Stored data ->
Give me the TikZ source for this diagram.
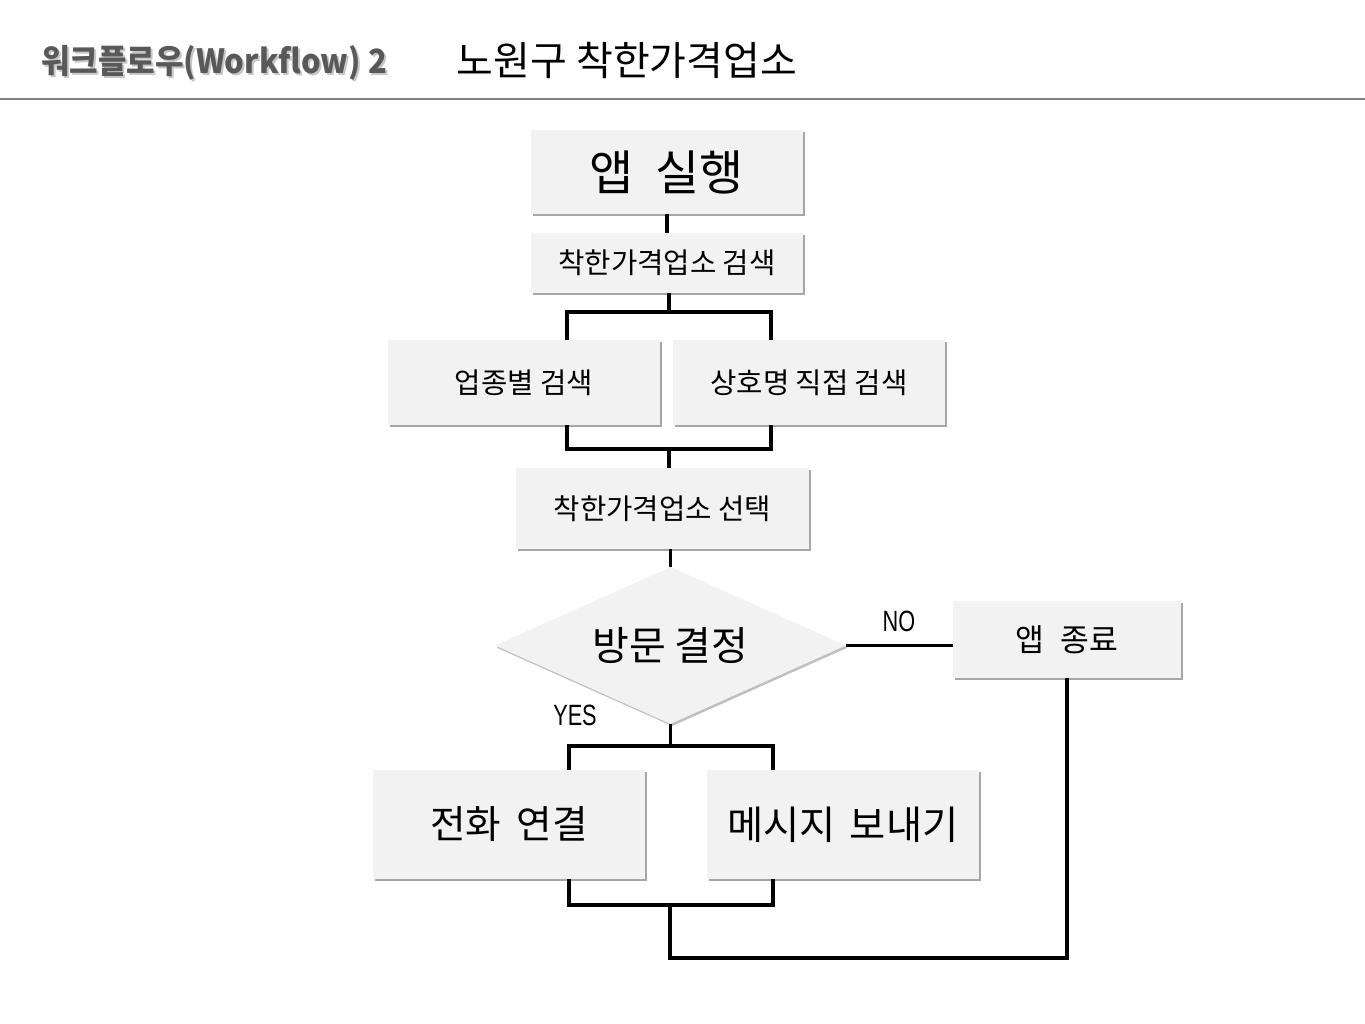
\documentclass[tikz,border=0pt]{standalone}
\usepackage{fontspec}
\setmainfont{Noto Sans CJK KR}
\newfontfamily\titlefont{Noto Sans CJK KR}[FakeStretch=0.93]
\newfontfamily\labelfont{Liberation Sans}[FakeStretch=0.74]
\usetikzlibrary{shapes.geometric,shadows}
\definecolor{boxfill}{HTML}{F2F2F2}
\definecolor{titlegray}{HTML}{595959}
\tikzset{
  box/.style={rectangle, fill=boxfill, inner sep=0pt, align=center,
    drop shadow={shadow xshift=1.2pt, shadow yshift=-1.6pt, fill=black, opacity=0.35}},
  decision/.style={diamond, aspect=2.24, fill=boxfill, inner sep=0pt, align=center,
    drop shadow={shadow xshift=1.2pt, shadow yshift=-1.6pt, fill=black, opacity=0.25}},
  conn/.style={line width=2.5pt, line join=miter},
  yesno/.style={inner sep=0pt, font=\labelfont\fontsize{22}{24}\selectfont},
  midtxt/.style={font=\fontsize{21.5}{23}\selectfont}
}
\begin{document}
\begin{tikzpicture}[x=0.75pt, y=-0.75pt]
\useasboundingbox (0,0) rectangle (1365,1024);
\fill[white] (0,0) rectangle (1365,1024);

% header
\node[inner sep=0pt, text=black!22] (tshadow) at (216,64.5) {\titlefont\bfseries\fontsize{25}{28}\selectfont 워크플로우(Workflow) 2};
\node[inner sep=0pt, text=titlegray] (t1) at (214,63) {\titlefont\bfseries\fontsize{25}{28}\selectfont 워크플로우(Workflow) 2};
\node[inner sep=0pt] (t2) at (627,60) {\fontsize{30}{32}\selectfont 노원구 착한가격업소};
\coordinate (hl) at (0,99);
\coordinate (hr) at (1365,99);
\draw[black!50, line width=0.9pt] (hl) -- (hr);

% boxes
\node[box, minimum width=204pt, minimum height=63pt] (b1) at (667,172)
  {\fontsize{36}{38}\selectfont 앱\hspace{0.45em}실행};
\node[box, midtxt, minimum width=204pt, minimum height=45pt] (b2) at (667,263)
  {착한가격업소 검색};
\node[box, midtxt, minimum width=204pt, minimum height=63.75pt] (b3) at (524,382.5)
  {업종별 검색};
\node[box, midtxt, minimum width=204pt, minimum height=63.75pt] (b4) at (809,382.5)
  {\raisebox{2pt}{상호명 직접 검색}};
\node[box, midtxt, minimum width=219.75pt, minimum height=60.75pt] (b5) at (662.5,508.5)
  {착한가격업소 선택};
\node[decision, minimum width=263.25pt, minimum height=117.75pt] (d) at (670.5,645.5)
  {\fontsize{30}{32}\selectfont 방문 결정};
\node[box, minimum width=171pt, minimum height=57.75pt] (e) at (1067,639.5)
  {\fontsize{23.5}{25}\selectfont 앱\hspace{0.5em}종료};
\node[box, minimum width=204pt, minimum height=81.75pt] (b8) at (509,824.5)
  {\fontsize{29}{31}\selectfont 전화\hspace{0.4em}연결};
\node[box, minimum width=204pt, minimum height=81.75pt] (b9) at (843,824.5)
  {\raisebox{-1.2pt}{\fontsize{29.5}{31}\selectfont 메시지\hspace{0.35em}보내기}};

% labels
\node[yesno] (no) at (899,621) {NO};
\node[yesno] (yes) at (575,715) {YES};

% connectors
\draw[conn] (b1.south) -- (b2.north);

\coordinate (f1) at (669,312);
\coordinate (f3) at (567,312);
\coordinate (f4) at (771,312);
\draw[conn] (b2.south -| f1) -- (f1);
\draw[conn] (f3 |- b3.north) -- (f3) -- (f4) -- (f4 |- b4.north);

\coordinate (j3) at (567,449);
\coordinate (j4) at (771,449);
\coordinate (m1) at (669,449);
\draw[conn] (j3 |- b3.south) -- (j3) -- (j4) -- (j4 |- b4.south);
\draw[conn] (m1) -- (m1 |- b5.north);

\draw[conn] (b5.south -| d.north) -- (d.north);
\draw[conn] (d.east) -- (d.east -| e.west);

\coordinate (y1) at (569,746);
\coordinate (y2) at (773,746);
\draw[conn] (d.south) -- (d.south |- y1);
\draw[conn] (y1 |- b8.north) -- (y1) -- (y2) -- (y2 |- b9.north);

\coordinate (z1) at (569,905);
\coordinate (z2) at (773,905);
\coordinate (z3) at (670,905);
\coordinate (z4) at (670,958);
\draw[conn] (z1 |- b8.south) -- (z1) -- (z2) -- (z2 |- b9.south);
\draw[conn] (z3) -- (z4) -| (e.south);
\end{tikzpicture}
\end{document}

What this task involves ->
Print the full listing exactly, dropping the pictures.

Full answer ->
Give me the TikZ source for this diagram.
\documentclass[tikz,border=0pt]{standalone}
\usepackage{fontspec}
\setmainfont{Noto Sans CJK KR}
\newfontfamily\titlefont{Noto Sans CJK KR}[FakeStretch=0.93]
\newfontfamily\labelfont{Liberation Sans}[FakeStretch=0.74]
\usetikzlibrary{shapes.geometric,shadows}
\definecolor{boxfill}{HTML}{F2F2F2}
\definecolor{titlegray}{HTML}{595959}
\tikzset{
  box/.style={rectangle, fill=boxfill, inner sep=0pt, align=center,
    drop shadow={shadow xshift=1.2pt, shadow yshift=-1.6pt, fill=black, opacity=0.35}},
  decision/.style={diamond, aspect=2.24, fill=boxfill, inner sep=0pt, align=center,
    drop shadow={shadow xshift=1.2pt, shadow yshift=-1.6pt, fill=black, opacity=0.25}},
  conn/.style={line width=2.5pt, line join=miter},
  yesno/.style={inner sep=0pt, font=\labelfont\fontsize{22}{24}\selectfont},
  midtxt/.style={font=\fontsize{21.5}{23}\selectfont}
}
\begin{document}
\begin{tikzpicture}[x=0.75pt, y=-0.75pt]
\useasboundingbox (0,0) rectangle (1365,1024);
\fill[white] (0,0) rectangle (1365,1024);

% header
\node[inner sep=0pt, text=black!22] (tshadow) at (216,64.5) {\titlefont\bfseries\fontsize{25}{28}\selectfont 워크플로우(Workflow) 2};
\node[inner sep=0pt, text=titlegray] (t1) at (214,63) {\titlefont\bfseries\fontsize{25}{28}\selectfont 워크플로우(Workflow) 2};
\node[inner sep=0pt] (t2) at (627,60) {\fontsize{30}{32}\selectfont 노원구 착한가격업소};
\coordinate (hl) at (0,99);
\coordinate (hr) at (1365,99);
\draw[black!50, line width=0.9pt] (hl) -- (hr);

% boxes
\node[box, minimum width=204pt, minimum height=63pt] (b1) at (667,172)
  {\fontsize{36}{38}\selectfont 앱\hspace{0.45em}실행};
\node[box, midtxt, minimum width=204pt, minimum height=45pt] (b2) at (667,263)
  {착한가격업소 검색};
\node[box, midtxt, minimum width=204pt, minimum height=63.75pt] (b3) at (524,382.5)
  {업종별 검색};
\node[box, midtxt, minimum width=204pt, minimum height=63.75pt] (b4) at (809,382.5)
  {\raisebox{2pt}{상호명 직접 검색}};
\node[box, midtxt, minimum width=219.75pt, minimum height=60.75pt] (b5) at (662.5,508.5)
  {착한가격업소 선택};
\node[decision, minimum width=263.25pt, minimum height=117.75pt] (d) at (670.5,645.5)
  {\fontsize{30}{32}\selectfont 방문 결정};
\node[box, minimum width=171pt, minimum height=57.75pt] (e) at (1067,639.5)
  {\fontsize{23.5}{25}\selectfont 앱\hspace{0.5em}종료};
\node[box, minimum width=204pt, minimum height=81.75pt] (b8) at (509,824.5)
  {\fontsize{29}{31}\selectfont 전화\hspace{0.4em}연결};
\node[box, minimum width=204pt, minimum height=81.75pt] (b9) at (843,824.5)
  {\raisebox{-1.2pt}{\fontsize{29.5}{31}\selectfont 메시지\hspace{0.35em}보내기}};

% labels
\node[yesno] (no) at (899,621) {NO};
\node[yesno] (yes) at (575,715) {YES};

% connectors
\draw[conn] (b1.south) -- (b2.north);

\coordinate (f1) at (669,312);
\coordinate (f3) at (567,312);
\coordinate (f4) at (771,312);
\draw[conn] (b2.south -| f1) -- (f1);
\draw[conn] (f3 |- b3.north) -- (f3) -- (f4) -- (f4 |- b4.north);

\coordinate (j3) at (567,449);
\coordinate (j4) at (771,449);
\coordinate (m1) at (669,449);
\draw[conn] (j3 |- b3.south) -- (j3) -- (j4) -- (j4 |- b4.south);
\draw[conn] (m1) -- (m1 |- b5.north);

\draw[conn] (b5.south -| d.north) -- (d.north);
\draw[conn] (d.east) -- (d.east -| e.west);

\coordinate (y1) at (569,746);
\coordinate (y2) at (773,746);
\draw[conn] (d.south) -- (d.south |- y1);
\draw[conn] (y1 |- b8.north) -- (y1) -- (y2) -- (y2 |- b9.north);

\coordinate (z1) at (569,905);
\coordinate (z2) at (773,905);
\coordinate (z3) at (670,905);
\coordinate (z4) at (670,958);
\draw[conn] (z1 |- b8.south) -- (z1) -- (z2) -- (z2 |- b9.south);
\draw[conn] (z3) -- (z4) -| (e.south);
\end{tikzpicture}
\end{document}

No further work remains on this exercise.